WRITTEN PROBLEM: Restate the material word for word and leave out anything that is a picture.

-- -- --

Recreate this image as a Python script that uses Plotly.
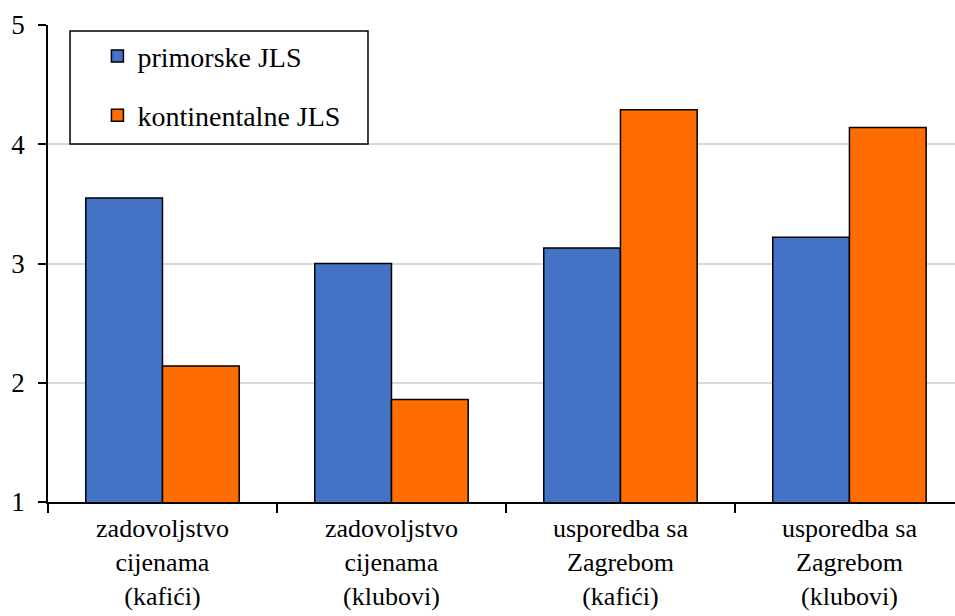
import plotly.graph_objects as go

categories = [
    "zadovoljstvo<br>cijenama<br>(kafići)",
    "zadovoljstvo<br>cijenama<br>(klubovi)",
    "usporedba sa<br>Zagrebom<br>(kafići)",
    "usporedba sa<br>Zagrebom<br>(klubovi)",
]
primorske = [3.55, 3.00, 3.13, 3.22]
kontinentalne = [2.14, 1.86, 4.29, 4.14]
y_ticks = [1, 2, 3, 4, 5]

SERIF = "Liberation Serif"
TICK_FONT = dict(family=SERIF, size=27, color="black")
CAT_FONT = dict(family=SERIF, size=26, color="black")
LEG_FONT = dict(family=SERIF, size=28, color="black")

fig = go.Figure()
fig.add_trace(go.Bar(
    x=categories, y=primorske, name="primorske JLS",
    marker=dict(color="#4472C4", line=dict(color="black", width=1.5)),
    legendgroup="a",
))
fig.add_trace(go.Bar(
    x=categories, y=kontinentalne, name="kontinentalne JLS",
    marker=dict(color="#FF6D00", line=dict(color="black", width=1.5)),
    legendgroup="b",
))

# legend frame
fig.add_shape(
    type="rect", xref="paper", yref="paper",
    x0=0.0243, x1=0.3528, y0=0.7505, y1=0.9874,
    line=dict(color="black", width=1.5), fillcolor="white", layer="above",
)

fig.update_layout(
    width=955, height=616,
    margin=dict(l=48, r=0, t=25, b=114, autoexpand=False),
    paper_bgcolor="white", plot_bgcolor="white",
    font=TICK_FONT,
    barmode="group", bargap=0.33, bargroupgap=0,
    showlegend=True,
    legend=dict(
        x=0.0545, y=0.987, xanchor="left", yanchor="top",
        borderwidth=0, bgcolor="rgba(0,0,0,0)",
        font=LEG_FONT, tracegroupgap=20, traceorder="grouped",
        itemclick=False,
    ),
    xaxis=dict(
        type="category", range=[-0.5, 3.461], automargin=False,
        showline=True, linecolor="black", linewidth=1.5,
        ticks="outside", tickson="boundaries", ticklen=9, tickwidth=1.5, tickcolor="black",
        showgrid=False, tickfont=CAT_FONT, ticklabelstandoff=2,
    ),
    yaxis=dict(
        range=[1, 5], tickvals=y_ticks, automargin=False,
        showline=True, linecolor="black", linewidth=1.5,
        ticks="outside", ticklen=8, tickwidth=1.5, tickcolor="black",
        showgrid=True, gridcolor="#d9d9d9", gridwidth=1.5,
        zeroline=False, tickfont=TICK_FONT, ticklabelstandoff=8,
    ),
)

fig.write_html("out.html")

-- -- --

EXPECTED ANSWER:
Recreate this image as a Python script that uses Plotly.
import plotly.graph_objects as go

categories = [
    "zadovoljstvo<br>cijenama<br>(kafići)",
    "zadovoljstvo<br>cijenama<br>(klubovi)",
    "usporedba sa<br>Zagrebom<br>(kafići)",
    "usporedba sa<br>Zagrebom<br>(klubovi)",
]
primorske = [3.55, 3.00, 3.13, 3.22]
kontinentalne = [2.14, 1.86, 4.29, 4.14]
y_ticks = [1, 2, 3, 4, 5]

SERIF = "Liberation Serif"
TICK_FONT = dict(family=SERIF, size=27, color="black")
CAT_FONT = dict(family=SERIF, size=26, color="black")
LEG_FONT = dict(family=SERIF, size=28, color="black")

fig = go.Figure()
fig.add_trace(go.Bar(
    x=categories, y=primorske, name="primorske JLS",
    marker=dict(color="#4472C4", line=dict(color="black", width=1.5)),
    legendgroup="a",
))
fig.add_trace(go.Bar(
    x=categories, y=kontinentalne, name="kontinentalne JLS",
    marker=dict(color="#FF6D00", line=dict(color="black", width=1.5)),
    legendgroup="b",
))

# legend frame
fig.add_shape(
    type="rect", xref="paper", yref="paper",
    x0=0.0243, x1=0.3528, y0=0.7505, y1=0.9874,
    line=dict(color="black", width=1.5), fillcolor="white", layer="above",
)

fig.update_layout(
    width=955, height=616,
    margin=dict(l=48, r=0, t=25, b=114, autoexpand=False),
    paper_bgcolor="white", plot_bgcolor="white",
    font=TICK_FONT,
    barmode="group", bargap=0.33, bargroupgap=0,
    showlegend=True,
    legend=dict(
        x=0.0545, y=0.987, xanchor="left", yanchor="top",
        borderwidth=0, bgcolor="rgba(0,0,0,0)",
        font=LEG_FONT, tracegroupgap=20, traceorder="grouped",
        itemclick=False,
    ),
    xaxis=dict(
        type="category", range=[-0.5, 3.461], automargin=False,
        showline=True, linecolor="black", linewidth=1.5,
        ticks="outside", tickson="boundaries", ticklen=9, tickwidth=1.5, tickcolor="black",
        showgrid=False, tickfont=CAT_FONT, ticklabelstandoff=2,
    ),
    yaxis=dict(
        range=[1, 5], tickvals=y_ticks, automargin=False,
        showline=True, linecolor="black", linewidth=1.5,
        ticks="outside", ticklen=8, tickwidth=1.5, tickcolor="black",
        showgrid=True, gridcolor="#d9d9d9", gridwidth=1.5,
        zeroline=False, tickfont=TICK_FONT, ticklabelstandoff=8,
    ),
)

fig.write_html("out.html")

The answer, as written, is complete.